I was quite disappointed to see this in a bug comment today:
> Compiz [...]. The only work on it are hacks to bend it to the will of Unity
There seems to be a misconception going around that Compiz exists only to serve the needs of Unity as the compositor framework, and that development of compiz exists as a series of “bends” to make Unity work.
That is not true, and has never been true.
Internally at Canonical, compiz was always handled as a separate upstream project. It was a separate upstream project before I worked there, a separate upstream project while I worked there, and is a separate upstream project after I left.
Not once was any development decision in compiz made for the sole benefit of those who use Unity to the detriment of those who use compiz as a standalone window manager or with other desktop environments. If it did - you would know about it. Unity is a very tightly designed desktop shell in which many of the parts that make it up were highly dependent on the other parts.

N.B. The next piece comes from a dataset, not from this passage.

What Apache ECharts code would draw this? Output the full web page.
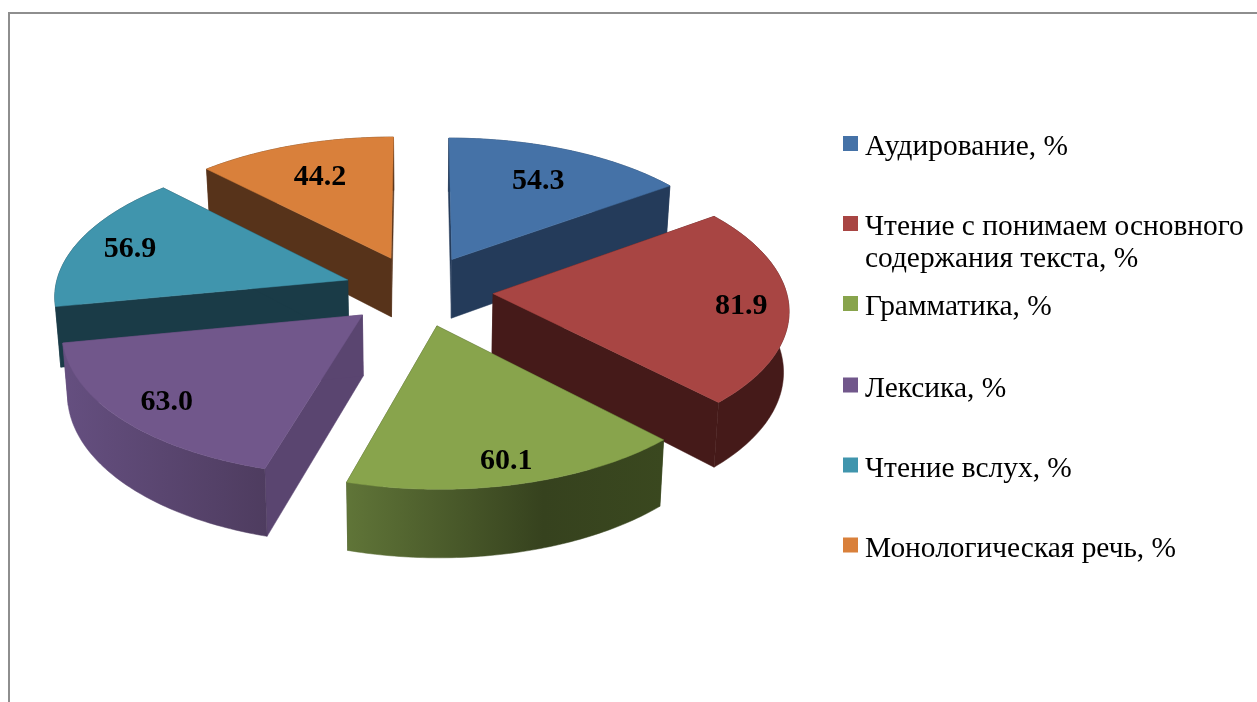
<!DOCTYPE html>
<html><head><meta charset="utf-8">
<style>html,body{margin:0;padding:0;background:#fff}#c{width:1257px;height:702px}</style>
<script src="https://cdn.jsdelivr.net/npm/echarts@6/dist/echarts.min.js"></script>
</head><body><div id="c"></div>
<script>
const categories = ['Аудирование, %','Чтение с понимаем основного\nсодержания текста, %','Грамматика, %','Лексика, %','Чтение вслух, %','Монологическая речь, %'];
const values = [54.3, 81.9, 60.1, 63.0, 56.9, 44.2];

// styling
const topColors = ['#4572a7','#a84543','#88a44c','#71578b','#4095ad','#d9803b'];
const sideColors = ['#243b5a','#451a19','#3a481f','#5a4570','#1a3b47','#57331a'];
const wallStops = [
  [['#243b5a',0],['#243b5a',1]],
  [['#451a19',0],['#451a19',1]],
  [['#607538',0],['#36421e',0.62],['#3a481f',1]],
  [['#654f80',0],['#4e3c5f',1]],
  [['#1a3b47',0],['#1a3b47',1]],
  [['#57331a',0],['#57331a',1]]
];
const labelRadius = [0.72,0.84,0.855,0.825,0.81,0.72];
const legendCentres = [143.5,223.5,303.5,385,465,545];
const legendLeft = 843;
const SERIF = '"Liberation Serif","Times New Roman",serif';

// projection of the tilted disc
const CX = 418.5, CY = 290.5, R = 293, TILT = 0.476, PERSP = 0.1, EXPLODE = 0.255, DEPTH = 60, BASE_SHRINK = 0.015, LABEL_DY = 2;

const total = values.reduce((a,b)=>a+b,0);
const starts = []; { let acc = 0; values.forEach(v=>{ starts.push(acc/total*Math.PI*2); acc+=v; }); }
function angles(i){ const a0=starts[i], a1=a0+values[i]/total*Math.PI*2; return [a0,a1,(a0+a1)/2]; }
function proj(mid, a, r, level){
  const wx = EXPLODE*Math.sin(mid) + r*Math.sin(a);
  const wy = -EXPLODE*Math.cos(mid) - r*Math.cos(a);
  const s = 1/(1-PERSP*wy);
  return [CX + R*wx*s*(1-BASE_SHRINK*level), CY + R*TILT*wy*s + level*DEPTH*s];
}
function renderSlice(i){
  const [a0,a1,mid] = angles(i);
  const N = 72, arcTop = [], arcBot = [];
  for(let k=0;k<=N;k++){ const a=a0+(a1-a0)*k/N; arcTop.push(proj(mid,a,1,0)); arcBot.push(proj(mid,a,1,1)); }
  const apT = proj(mid,0,0,0), apB = proj(mid,0,0,1);
  const poly = (points, fill)=>({type:'polygon',silent:true,shape:{points},style:{fill,stroke:fill,lineWidth:0.5}});
  const grad = new echarts.graphic.LinearGradient(0,0,1,0,wallStops[i].map(s=>({color:s[0],offset:s[1]})));
  const children = [
    poly([apT,arcTop[0],arcBot[0],apB],sideColors[i]),
    poly([apT,arcTop[N],arcBot[N],apB],sideColors[i]),
    poly(arcTop.concat(arcBot.slice().reverse()),grad),
    poly([apT].concat(arcTop),topColors[i])
  ];
  const lp = proj(mid,mid,labelRadius[i],0);
  children.push({type:'text',silent:true,style:{x:lp[0],y:lp[1]+LABEL_DY,text:values[i].toFixed(1),fill:'#000',
    font:'bold 30px '+SERIF,align:'center',verticalAlign:'middle'}});
  return {type:'group',children};
}
const series = categories.map((name,i)=>({
  type:'custom',name,coordinateSystem:'none',silent:true,animation:false,
  z:10+Math.round(10*(-Math.cos(angles(i)[2])+1)),
  itemStyle:{color:topColors[i]},
  data:[values[i]],
  renderItem:()=>renderSlice(i)
}));
const legend = categories.map((name,i)=>{
  const two = name.includes('\n');
  return {
    data:[name],orient:'vertical',left:legendLeft,top:legendCentres[i]-(two?44:12),padding:0,
    icon:'path://M0 0L15 0L15 15L0 15Z M0 23L0 23Z',itemWidth:15,itemHeight:23,selectedMode:false,
    formatter:n=>two?'\n'+n:n,
    textStyle:{fontFamily:SERIF,fontSize:29.4,color:'#000',lineHeight:32,padding:[0,0,0,2]}
  };
});
const chart = echarts.init(document.getElementById('c'),null,{renderer:'canvas'});
chart.setOption({
  animation:false,backgroundColor:'#fff',
  graphic:[{type:'rect',silent:true,z:0,shape:{x:9,y:13,width:1400,height:1000},style:{fill:'none',stroke:'#8e8e8e',lineWidth:2}}],
  legend,series
});
</script></body></html>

That was by design - the team that led the implementation of Unity wanted to create a great desktop shell, and not to create a series of independent parts.
Compiz was always the exception to the rule.
If compiz truly was a compositing framework that was a part-and-parcel of Unity, then one would see that the entire plugin system / settings framework would have been dropped - the window decorators would have been dropped, many of the plugins would have been dropped from the source tree completely, and much of the window management behaviour would have been rewritten internally to match the Unity design guidelines.
That never happened, because the DX team and later the Product Strategy team at Canonical saw the value of keeping compiz as a separate upstream project, in which Canonical and the Ubuntu community invested effort into which benefited all users and not just those who used Unity.
What did happen, during my employment at Canonical, and while compiz is the compositing framework for Unity is that the developers who are working on it tend to put their priority on things that affect the most users. Considering that its the default desktop on Ubuntu - that’s a very large chunk of users. The good thing is, that all of the effort put into that maintenance usually always benefits those who don’t use Unity as well.
There’s only one place where I screwed up in this aspect, and that was in the maintenance of the grid plugin. I believe that’s one area where I let design requirements take over the original intent of the plugin. The better thing to do would have been to implement it inside of the Unity shell. So to the original author - an apology. I’ve messed up in that regard. But I hope that all of the work I did both at Canonical and outside of Canonical has been worth it for everyone who uses compiz, and not just those who used it with Unity.